С Костей мы всегда ходили как связанные. И если, бывало, один из нас что-нибудь натворит, считалось, что мы виноваты оба. Такое мнение особенно укоренилось после одного довольно смешного случая.
В первую же зиму школьной жизни мы с Костей отличились в беге на лыжах и были включены в команду Уральского военного округа, которая ехала на всеармейские соревнования. Однажды, после пятидесятикилометровой гонки с полной выкладкой и со стрельбой из боевого оружия, мы, усталые, вернулись в казарму, сняли гимнастерки и стали чистить винтовки. Во время этой работы нам очень мешали рукава больших, не по росту, нижних рубах, которые нам выдали после бани. Закатанные рукава все время сползали.

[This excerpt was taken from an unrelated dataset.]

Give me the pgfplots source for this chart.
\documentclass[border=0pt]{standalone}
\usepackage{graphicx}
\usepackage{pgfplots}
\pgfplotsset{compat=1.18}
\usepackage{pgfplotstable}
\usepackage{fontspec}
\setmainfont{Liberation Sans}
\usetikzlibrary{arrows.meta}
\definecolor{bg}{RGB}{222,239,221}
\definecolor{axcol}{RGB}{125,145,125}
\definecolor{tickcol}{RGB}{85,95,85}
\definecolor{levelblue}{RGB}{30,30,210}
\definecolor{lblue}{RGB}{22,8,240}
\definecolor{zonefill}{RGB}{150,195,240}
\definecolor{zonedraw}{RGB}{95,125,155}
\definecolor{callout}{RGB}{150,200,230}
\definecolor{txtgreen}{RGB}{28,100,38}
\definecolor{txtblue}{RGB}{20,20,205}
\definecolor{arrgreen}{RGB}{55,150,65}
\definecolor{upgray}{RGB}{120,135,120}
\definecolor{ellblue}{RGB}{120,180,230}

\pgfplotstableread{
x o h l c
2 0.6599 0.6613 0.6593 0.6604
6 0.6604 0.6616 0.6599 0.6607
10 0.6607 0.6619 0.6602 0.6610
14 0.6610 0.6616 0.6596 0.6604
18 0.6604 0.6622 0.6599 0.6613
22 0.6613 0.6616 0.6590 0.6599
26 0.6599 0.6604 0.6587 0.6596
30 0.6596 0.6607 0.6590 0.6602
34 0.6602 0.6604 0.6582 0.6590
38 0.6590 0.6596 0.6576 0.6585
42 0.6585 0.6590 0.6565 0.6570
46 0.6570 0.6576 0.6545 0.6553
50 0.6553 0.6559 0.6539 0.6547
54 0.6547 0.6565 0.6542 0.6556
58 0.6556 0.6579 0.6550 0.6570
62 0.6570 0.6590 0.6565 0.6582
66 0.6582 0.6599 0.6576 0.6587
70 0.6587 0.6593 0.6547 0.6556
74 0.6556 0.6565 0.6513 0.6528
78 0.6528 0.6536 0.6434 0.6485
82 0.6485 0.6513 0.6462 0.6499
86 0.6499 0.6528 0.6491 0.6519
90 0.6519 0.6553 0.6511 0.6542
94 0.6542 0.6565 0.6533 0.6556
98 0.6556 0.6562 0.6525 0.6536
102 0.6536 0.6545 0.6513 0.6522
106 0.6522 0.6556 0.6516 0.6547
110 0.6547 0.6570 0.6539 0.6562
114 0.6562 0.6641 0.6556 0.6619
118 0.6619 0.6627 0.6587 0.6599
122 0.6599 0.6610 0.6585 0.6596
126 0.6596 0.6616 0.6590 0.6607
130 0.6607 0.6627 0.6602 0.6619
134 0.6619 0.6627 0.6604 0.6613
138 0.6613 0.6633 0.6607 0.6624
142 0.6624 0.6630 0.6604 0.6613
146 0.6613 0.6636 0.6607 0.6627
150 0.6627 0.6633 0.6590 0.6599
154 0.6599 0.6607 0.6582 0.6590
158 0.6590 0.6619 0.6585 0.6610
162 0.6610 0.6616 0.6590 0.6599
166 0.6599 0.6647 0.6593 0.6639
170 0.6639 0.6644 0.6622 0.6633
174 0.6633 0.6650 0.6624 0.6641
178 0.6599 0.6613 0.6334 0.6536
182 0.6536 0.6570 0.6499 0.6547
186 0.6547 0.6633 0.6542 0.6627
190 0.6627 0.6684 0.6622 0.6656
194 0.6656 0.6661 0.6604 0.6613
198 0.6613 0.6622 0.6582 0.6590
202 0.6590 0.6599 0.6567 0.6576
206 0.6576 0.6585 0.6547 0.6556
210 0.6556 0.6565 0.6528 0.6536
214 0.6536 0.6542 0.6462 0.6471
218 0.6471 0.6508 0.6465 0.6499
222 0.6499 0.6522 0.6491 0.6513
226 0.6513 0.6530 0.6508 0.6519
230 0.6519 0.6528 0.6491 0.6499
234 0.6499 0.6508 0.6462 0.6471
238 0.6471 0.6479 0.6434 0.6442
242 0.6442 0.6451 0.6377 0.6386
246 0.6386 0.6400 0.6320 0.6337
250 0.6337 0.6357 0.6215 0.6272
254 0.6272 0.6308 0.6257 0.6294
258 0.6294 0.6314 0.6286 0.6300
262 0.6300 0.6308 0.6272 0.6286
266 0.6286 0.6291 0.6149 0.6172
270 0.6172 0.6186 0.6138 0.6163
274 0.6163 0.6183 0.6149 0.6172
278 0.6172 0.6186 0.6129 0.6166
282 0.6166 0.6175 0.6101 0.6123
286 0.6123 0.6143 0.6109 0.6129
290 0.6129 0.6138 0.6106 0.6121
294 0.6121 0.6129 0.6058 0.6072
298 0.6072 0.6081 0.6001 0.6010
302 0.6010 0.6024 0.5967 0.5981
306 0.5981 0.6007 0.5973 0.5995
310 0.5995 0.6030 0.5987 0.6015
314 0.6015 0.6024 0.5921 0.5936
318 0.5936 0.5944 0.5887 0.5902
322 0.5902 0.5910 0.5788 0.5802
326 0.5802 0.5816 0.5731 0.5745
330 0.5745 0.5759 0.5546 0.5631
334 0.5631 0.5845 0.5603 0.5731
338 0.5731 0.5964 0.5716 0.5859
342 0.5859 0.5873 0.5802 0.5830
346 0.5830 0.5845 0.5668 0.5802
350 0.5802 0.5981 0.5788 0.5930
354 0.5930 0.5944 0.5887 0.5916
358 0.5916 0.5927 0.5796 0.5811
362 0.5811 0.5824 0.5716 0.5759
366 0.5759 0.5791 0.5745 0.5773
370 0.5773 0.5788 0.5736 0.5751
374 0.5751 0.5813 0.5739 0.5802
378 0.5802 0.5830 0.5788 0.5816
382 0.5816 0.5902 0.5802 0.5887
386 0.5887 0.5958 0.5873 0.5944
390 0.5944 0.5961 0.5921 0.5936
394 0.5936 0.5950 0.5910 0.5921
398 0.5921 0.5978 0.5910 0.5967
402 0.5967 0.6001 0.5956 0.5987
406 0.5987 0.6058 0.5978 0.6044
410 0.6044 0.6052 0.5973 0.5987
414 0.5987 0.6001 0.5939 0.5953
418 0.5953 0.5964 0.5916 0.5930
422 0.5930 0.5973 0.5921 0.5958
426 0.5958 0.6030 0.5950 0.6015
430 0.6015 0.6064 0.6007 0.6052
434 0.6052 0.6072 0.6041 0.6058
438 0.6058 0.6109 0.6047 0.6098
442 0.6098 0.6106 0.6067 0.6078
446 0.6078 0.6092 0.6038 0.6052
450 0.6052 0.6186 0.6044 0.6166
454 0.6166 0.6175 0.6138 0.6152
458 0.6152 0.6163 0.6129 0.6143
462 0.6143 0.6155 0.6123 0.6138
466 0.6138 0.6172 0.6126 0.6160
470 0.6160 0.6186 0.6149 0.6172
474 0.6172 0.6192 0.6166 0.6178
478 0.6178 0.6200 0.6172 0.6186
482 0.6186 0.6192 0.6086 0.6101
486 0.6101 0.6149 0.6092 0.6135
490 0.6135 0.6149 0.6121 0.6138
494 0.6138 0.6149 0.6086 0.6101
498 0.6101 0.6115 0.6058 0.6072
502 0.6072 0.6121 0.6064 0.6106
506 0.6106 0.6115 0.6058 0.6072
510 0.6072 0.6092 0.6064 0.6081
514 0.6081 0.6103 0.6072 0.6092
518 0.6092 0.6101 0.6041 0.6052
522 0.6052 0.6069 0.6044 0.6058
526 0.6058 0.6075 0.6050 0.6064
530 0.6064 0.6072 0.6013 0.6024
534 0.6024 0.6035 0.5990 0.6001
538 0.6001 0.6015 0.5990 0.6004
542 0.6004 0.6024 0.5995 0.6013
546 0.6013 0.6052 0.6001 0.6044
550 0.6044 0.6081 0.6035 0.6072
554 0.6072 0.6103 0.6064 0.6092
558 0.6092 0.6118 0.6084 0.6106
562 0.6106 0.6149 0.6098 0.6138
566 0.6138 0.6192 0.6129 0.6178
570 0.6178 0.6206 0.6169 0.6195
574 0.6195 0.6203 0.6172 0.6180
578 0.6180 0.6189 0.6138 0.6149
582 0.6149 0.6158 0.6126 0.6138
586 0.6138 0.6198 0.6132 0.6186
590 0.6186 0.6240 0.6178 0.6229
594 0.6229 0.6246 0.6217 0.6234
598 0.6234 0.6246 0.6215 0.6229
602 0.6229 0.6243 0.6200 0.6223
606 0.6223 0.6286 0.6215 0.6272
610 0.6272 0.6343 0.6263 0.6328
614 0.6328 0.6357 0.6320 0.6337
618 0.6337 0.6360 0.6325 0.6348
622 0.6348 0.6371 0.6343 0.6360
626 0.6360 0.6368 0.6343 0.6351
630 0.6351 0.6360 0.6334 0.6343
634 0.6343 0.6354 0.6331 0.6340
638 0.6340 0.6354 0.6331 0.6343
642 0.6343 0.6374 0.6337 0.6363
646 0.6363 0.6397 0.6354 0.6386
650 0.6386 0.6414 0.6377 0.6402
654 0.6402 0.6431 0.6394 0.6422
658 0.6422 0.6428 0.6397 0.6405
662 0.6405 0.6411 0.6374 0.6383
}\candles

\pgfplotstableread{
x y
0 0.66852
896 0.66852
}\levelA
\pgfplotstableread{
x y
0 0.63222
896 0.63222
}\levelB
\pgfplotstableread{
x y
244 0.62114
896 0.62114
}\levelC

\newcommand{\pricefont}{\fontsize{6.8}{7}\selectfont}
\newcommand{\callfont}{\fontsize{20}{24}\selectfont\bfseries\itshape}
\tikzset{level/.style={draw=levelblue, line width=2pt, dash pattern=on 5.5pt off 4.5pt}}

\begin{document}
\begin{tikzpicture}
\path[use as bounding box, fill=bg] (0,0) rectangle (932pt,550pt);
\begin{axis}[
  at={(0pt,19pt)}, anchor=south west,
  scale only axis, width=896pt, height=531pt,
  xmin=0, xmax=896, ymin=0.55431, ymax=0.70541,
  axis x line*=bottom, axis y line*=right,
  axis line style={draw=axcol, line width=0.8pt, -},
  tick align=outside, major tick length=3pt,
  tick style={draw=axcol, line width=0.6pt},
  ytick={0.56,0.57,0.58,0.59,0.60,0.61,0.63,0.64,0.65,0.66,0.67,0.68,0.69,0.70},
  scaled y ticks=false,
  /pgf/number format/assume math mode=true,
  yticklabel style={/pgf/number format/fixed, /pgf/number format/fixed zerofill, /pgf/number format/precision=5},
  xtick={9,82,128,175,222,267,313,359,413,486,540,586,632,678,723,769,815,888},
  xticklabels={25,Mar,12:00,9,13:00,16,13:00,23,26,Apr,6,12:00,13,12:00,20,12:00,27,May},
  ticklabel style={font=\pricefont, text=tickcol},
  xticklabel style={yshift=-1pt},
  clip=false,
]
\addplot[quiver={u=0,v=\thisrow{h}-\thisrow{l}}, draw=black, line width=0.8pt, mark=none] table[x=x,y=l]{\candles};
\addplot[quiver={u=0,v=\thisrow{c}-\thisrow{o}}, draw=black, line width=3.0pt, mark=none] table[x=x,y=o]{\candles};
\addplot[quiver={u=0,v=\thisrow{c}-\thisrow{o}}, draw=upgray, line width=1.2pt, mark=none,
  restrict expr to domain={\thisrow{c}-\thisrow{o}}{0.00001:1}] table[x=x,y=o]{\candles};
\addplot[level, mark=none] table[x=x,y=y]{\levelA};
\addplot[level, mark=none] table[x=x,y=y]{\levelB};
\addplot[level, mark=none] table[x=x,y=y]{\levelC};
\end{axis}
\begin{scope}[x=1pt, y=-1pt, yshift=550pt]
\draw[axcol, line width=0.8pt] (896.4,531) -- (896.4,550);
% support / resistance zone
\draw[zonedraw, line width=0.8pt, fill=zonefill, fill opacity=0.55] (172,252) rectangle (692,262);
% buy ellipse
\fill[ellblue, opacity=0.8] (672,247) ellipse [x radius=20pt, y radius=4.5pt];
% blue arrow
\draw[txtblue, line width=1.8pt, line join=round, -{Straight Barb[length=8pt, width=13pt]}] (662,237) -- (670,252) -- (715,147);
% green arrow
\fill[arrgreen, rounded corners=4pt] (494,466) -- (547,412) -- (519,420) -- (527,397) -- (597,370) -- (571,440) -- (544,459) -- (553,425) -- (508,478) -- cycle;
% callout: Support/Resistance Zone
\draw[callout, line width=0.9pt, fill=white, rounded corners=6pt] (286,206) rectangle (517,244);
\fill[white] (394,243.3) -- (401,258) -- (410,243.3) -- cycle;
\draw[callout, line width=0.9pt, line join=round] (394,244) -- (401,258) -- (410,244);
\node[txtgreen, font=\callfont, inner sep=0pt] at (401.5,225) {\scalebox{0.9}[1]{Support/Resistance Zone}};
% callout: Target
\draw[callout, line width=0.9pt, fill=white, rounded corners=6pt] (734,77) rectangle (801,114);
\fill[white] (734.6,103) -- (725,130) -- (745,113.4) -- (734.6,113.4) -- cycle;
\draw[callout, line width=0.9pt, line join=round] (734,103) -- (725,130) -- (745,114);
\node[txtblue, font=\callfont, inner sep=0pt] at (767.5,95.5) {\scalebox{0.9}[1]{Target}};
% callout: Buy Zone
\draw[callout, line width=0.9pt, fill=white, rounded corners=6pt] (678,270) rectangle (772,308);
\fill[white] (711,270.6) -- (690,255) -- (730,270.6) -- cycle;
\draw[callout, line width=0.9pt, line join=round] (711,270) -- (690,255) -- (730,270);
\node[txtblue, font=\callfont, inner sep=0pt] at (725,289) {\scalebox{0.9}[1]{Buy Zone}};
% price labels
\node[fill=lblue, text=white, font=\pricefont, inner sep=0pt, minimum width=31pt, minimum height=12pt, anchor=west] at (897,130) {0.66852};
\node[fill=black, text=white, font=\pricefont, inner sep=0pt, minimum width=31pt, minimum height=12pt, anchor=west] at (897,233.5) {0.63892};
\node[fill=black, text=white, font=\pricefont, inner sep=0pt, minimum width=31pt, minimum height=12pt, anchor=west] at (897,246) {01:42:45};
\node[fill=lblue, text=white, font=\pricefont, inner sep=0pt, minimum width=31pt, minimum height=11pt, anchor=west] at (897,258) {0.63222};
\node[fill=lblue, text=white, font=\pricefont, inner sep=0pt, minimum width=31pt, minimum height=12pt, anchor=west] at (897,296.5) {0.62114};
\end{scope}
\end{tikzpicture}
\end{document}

Костя, протирая маленьким кусочком ветоши затвор, на чем свет стоит проклинал скупого старшину, который выдал нам очень мало ветоши.

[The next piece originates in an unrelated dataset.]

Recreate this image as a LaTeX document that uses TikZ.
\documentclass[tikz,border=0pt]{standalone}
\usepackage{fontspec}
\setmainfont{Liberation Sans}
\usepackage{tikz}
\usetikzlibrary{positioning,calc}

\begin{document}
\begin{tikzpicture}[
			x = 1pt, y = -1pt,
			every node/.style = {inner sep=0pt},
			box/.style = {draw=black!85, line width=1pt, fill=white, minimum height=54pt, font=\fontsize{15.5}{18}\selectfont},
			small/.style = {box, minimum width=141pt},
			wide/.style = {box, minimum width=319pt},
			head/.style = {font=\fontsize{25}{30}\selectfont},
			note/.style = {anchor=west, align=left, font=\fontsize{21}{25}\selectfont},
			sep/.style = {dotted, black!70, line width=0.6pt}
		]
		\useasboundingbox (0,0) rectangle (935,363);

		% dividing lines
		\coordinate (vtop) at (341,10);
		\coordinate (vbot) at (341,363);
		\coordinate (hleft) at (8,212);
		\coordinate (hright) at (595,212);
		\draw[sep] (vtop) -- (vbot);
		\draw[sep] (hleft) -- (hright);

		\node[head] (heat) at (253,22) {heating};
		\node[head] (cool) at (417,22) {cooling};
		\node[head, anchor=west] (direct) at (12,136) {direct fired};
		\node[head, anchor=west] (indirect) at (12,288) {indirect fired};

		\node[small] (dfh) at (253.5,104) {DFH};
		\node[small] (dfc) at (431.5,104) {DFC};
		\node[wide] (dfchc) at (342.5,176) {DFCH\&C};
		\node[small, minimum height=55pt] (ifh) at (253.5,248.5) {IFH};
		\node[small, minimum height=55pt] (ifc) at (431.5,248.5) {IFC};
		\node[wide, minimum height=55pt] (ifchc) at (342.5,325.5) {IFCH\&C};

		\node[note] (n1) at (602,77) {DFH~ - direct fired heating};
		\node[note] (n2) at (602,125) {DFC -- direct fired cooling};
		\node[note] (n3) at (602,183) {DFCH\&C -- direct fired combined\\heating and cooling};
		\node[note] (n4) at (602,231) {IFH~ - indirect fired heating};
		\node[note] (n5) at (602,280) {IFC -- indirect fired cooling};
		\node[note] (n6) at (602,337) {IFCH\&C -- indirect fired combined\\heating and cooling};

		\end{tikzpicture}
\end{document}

— Слушай, Костя, у меня идея. Давай ножницы. Сейчас мы очень просто решим обе проблемы.
Ножницы быстро нашлись, и наши мучения кончились. Однако операция не прошла незамеченной. Вечером, как только мы легли, нас срочно поднял дежурный и сообщил, чтобы мы шли к старшине роты.
— Снимите гимнастерки! — приказал старшина.
Он грозно уставился на наши укороченные рукава. Оправдываться было бесполезно, и мы отправились на гауптвахту.
Старшину у нас в роте не любили за мелкие придирки, подхалимаж перед начальством и высокомерное отношение к нам. Все были очень довольны, когда его убрали.
Последний раз мы виделись с Костей в 1934 году, когда разъезжались по частям с предписаниями. Потом, через несколько лет, я узнал, что он стал летчиком, а на фронтах войны уже командовал авиаполком.
Костя Пильщиков, друг золотых юных лет, так смелей же входи в мой домик над Эльбой! Как ты мог даже подумать, что я тебя не узнаю, а тем более не пожелаю признать в чужой военной форме? Снимай ее, Костя, облачайся в мою гимнастерку, галифе, ведь тебе даже звезд на погонах не надо уменьшать.
Все нашлось у меня для друга — и одежда, и пища, и добрые слова. Разговоры, воспоминания воскресили в памяти незабываемые годы, полные настойчивой пытливости, молодецких проделок и упорного труда во имя заветной мечты.
Костя погостил у меня всего один денек. Я помог ему добраться до города, в котором можно было сесть на поезд. Он торопился домой, на Родину. Там о его судьбе еще ничего не знали.
Рассказы Пильщикова о лагерной жизни в плену, о трудном пути следования под охраной конвоя заставили меня думать о Бабаке, о его участи. Где он может быть? Если жив, то как его разыскать? И его тоже, наверное, после освобождения ведут под строгим надзором вооруженных часовых, заставляют спать на земле в лагерях для отдыха.
По дорогам Германии в это время следовало много колонн бывших военнопленных, гражданского люда, освобожденного из западных зон. Я и раньше не пропускал ни одной такой колонны, чтобы не спросить, нет ли среди них летчиков. Однажды мне передали в Ризу, что какой-то человек, шедший в длинной веренице военнопленных, крикнул проезжавшим навстречу летчикам: «Скажите Покрышкину, что Бабак в Чехословакии!»
Дошедший до меня через третьи руки этот возглас летчика ничуть не потерял своей трагической сущности. Я пригласил Трофимова, Сухова, и мы в воскресный день поехали на машине искать Бабака.
В Чехословакии объехали несколько лагерей, расспрашивали о летчике. Кое-где нам вообще не отвечали на наши расспросы, другие начальники конвоев, взглянув на мои погоны и на Золотые Звезды, искренне признавались, что такого — капитана, Героя Советского Союза — среди своих не замечали. К вечеру мы подскочили еще в один пересыльный пункт. Часовой, стоявший у ворот, не пропустил нас. Мы вызвали начальника.
— Летчики есть, — коротко сообщил он, — Один из них осточертел мне своими домогательствами. Выдает себя за Героя. Видали мы их!..
— Пригласите его к нам, — попросил я.
Начальник провел нас в свою резиденцию, сам отправился куда-то.
Бабак появился на пороге — оборванный, с черными струпьями от ожогов на лице, худой, изможденный. Увидев нас, он бросился к нам, но начальник конвоя преградил ему путь.
— Гражданин, назад! — заорал он.
Бабак остановился. В его глазах сверкнули слезы.
Мы подошли к Бабаку, обступили его.
Начальник притих.
— Я забираю капитана Ивана Бабака в свою часть, — сказал я ему. — Мне неизвестно, где вы были во время войны, по вас не видно, чтобы вы воевали с винтовкой в руках или на танке, а он сбил в воздухе свыше тридцати самолетов. Он заслужил любовь всего народа!